The focus of early versions of security in Java™ has been greatly on applets, and how to protect the client machine from malicious applets. For example, the first release of the Java™ Development Kit (JDK), called JDK V1.0, addressed the problem of protecting client machines from malicious applets by running all non-local code inside a sandbox. All local code (applications and applets) was by default trusted, and all non-local code, by default was untrusted. This initial limitation was partially solved in JDK V 1.1, when signed remote applets were permitted access to several of the system resources that were off limits for those applets without signatures on them. The security scenario in the newer version of the JDK, called Java™ 2 SDK, extends the concept of signed code to local code as well. With the new security model, all code, whether loaded remotely or locally, signed or unsigned, will get access to system resources based on what is mentioned in one or more policy files. Now, two local codes no longer have the same access to system resources if one of them is considered trusted, and the other is not. The whole thing can be specified in the policy files as to what permission a user wishes to grant to code residing in which code source, or what permission a user wishes to grant to code signed by whom.

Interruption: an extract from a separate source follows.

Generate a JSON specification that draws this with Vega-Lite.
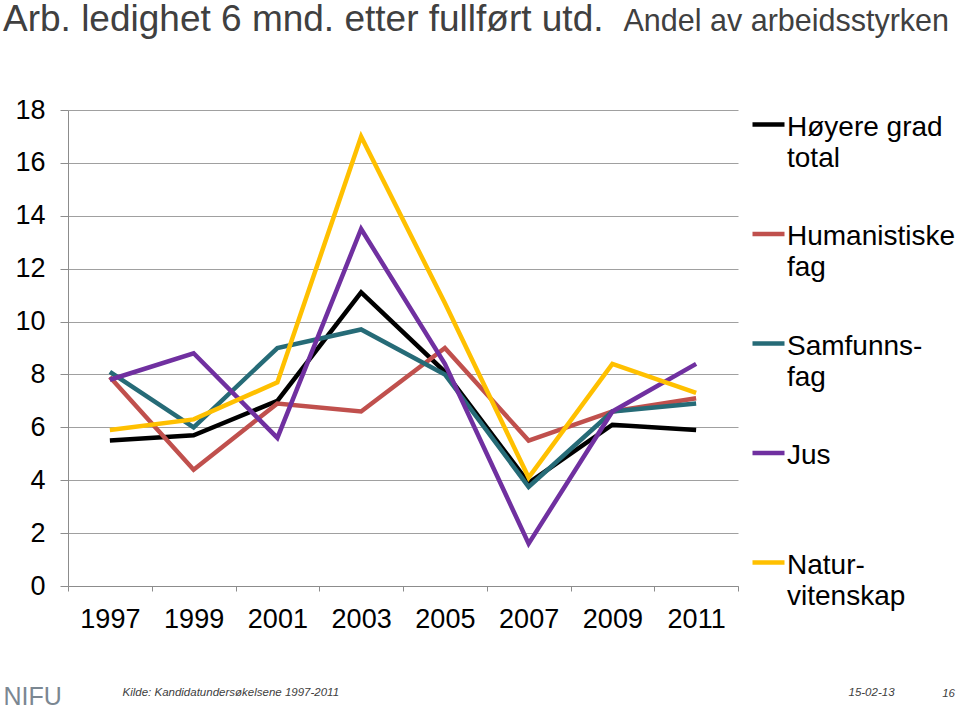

It would additionally be highly desirable to provide a platform-independent and application-independent DRM system obtained by enhancing the Java™ 2 security model that provides protection for digital contents once these have left a DRM server machine to reach a Java™ client.
It would further be highly desirable to provide an enhanced Java™ Runtime Environment (JRE) that is provided with a DRM that enables any Java™ player running on the JVM to become a DRM-enabled player in a manner that is transparent to the player/viewer application running on the host system.